## Weak Counterexamples

Here are four weak counterexamples.

Consider a still open problem in mathematics, such as Goldbach’s conjecture (the conjecture that every even number equal to or greater than 4 is the sum of two prime numbers).

Being a still open problem, Goldbach’s conjecture is by itself a weak counterexample to PEM: we have at present experienced neither its truth nor its falsity, nor do we have a decision method. So intuitionistically speaking, we cannot at present assert “Goldbach’s conjecture is true, or it is false”.

As an illustration of the technique that Brouwer used to generate weak counterexamples to other classically valid statements, we show three more weak counterexamples, adapted from the first Vienna lecture (Brouwer, 1929). They are based on a sequence of rational numbers $$a(n)$$, defined in terms of Goldbach’s conjecture, as follows:

$a(n) = \begin{cases} -\left(\frac{1}{2}\right)^n &\text{ if for all } j \le n, 2j+4 \text{ is the sum of two primes} \\ -\left(\frac{1}{2}\right)^k &\text{ if for some } k \le n, 2k+4 \text{ is the not the sum of} \\ &\qquad\qquad\text{two primes} \\ \end{cases}$

The sequence of the $$a(n)$$ satisfies the Cauchy condition (the condition that for every rational number $$\varepsilon \gt 0$$ there is a natural number N such that $$|a(j) - a(k)| \lt \varepsilon$$ for all $$j,k\gt$$N), as for every $$n$$, any two members of the sequence after $$a(n)$$ lie within $$(\frac{1}{2} )^n$$ of each other. Therefore the sequence converges and determines a real number $$\alpha$$.

From the way $$\alpha$$ is constructed, it is clear that we can assert that $$\alpha =0$$ only when we know that the first clause of the definition of $$a(n)$$ always applies, in other words, only when we have proved Goldbach’s conjecture; and we can assert that $$\alpha \ne 0$$ only when we know that for some $$n$$ the second clause applies, in other words, when we have found a counterexample to the conjecture. So far, we have neither. This leads to the following three weak counterexamples:

1. We cannot now assert $$\forall x\in \mathbb{R} (x = 0 \vee x \ne 0)$$, because we cannot, intuitionistically, assert $$\alpha = 0 \vee \alpha \ne 0$$ until we have a proof of one of the disjuncts.
2. Similarly, we cannot now assert $$\forall x\in \mathbb{R} (x \lt 0 \vee x = 0 \vee x \gt 0)$$.
3. We cannot now assert $$\forall x\in \mathbb{R} (x \in \mathbb{Q} \vee x \not\in \mathbb{Q})$$, for to assert that $$\alpha \in \mathbb{Q}$$ we have to know $$m,n \in \mathbb{Z}$$ such that $$\alpha = m/n$$, but we can’t as long as we do not know the value of $$\alpha$$. (By construction, $$\alpha$$ cannot be irrational.)

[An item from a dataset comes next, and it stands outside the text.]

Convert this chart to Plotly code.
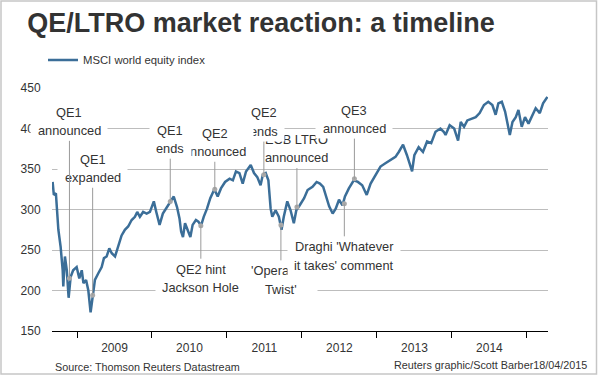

Should Goldbach’s conjecture one day be proved or disproved, the definition of $$\alpha$$ can easily be modified by appealing to a remaining open problem; Brouwer’s first Vienna lecture (Brouwer 1929A) shows a general way to do this.

Brouwer devised further weak counterexamples using “creating subject” arguments (Heyting, 1956, ch. VIII; van Atten, 2003, ch. 5; van Atten, 2018).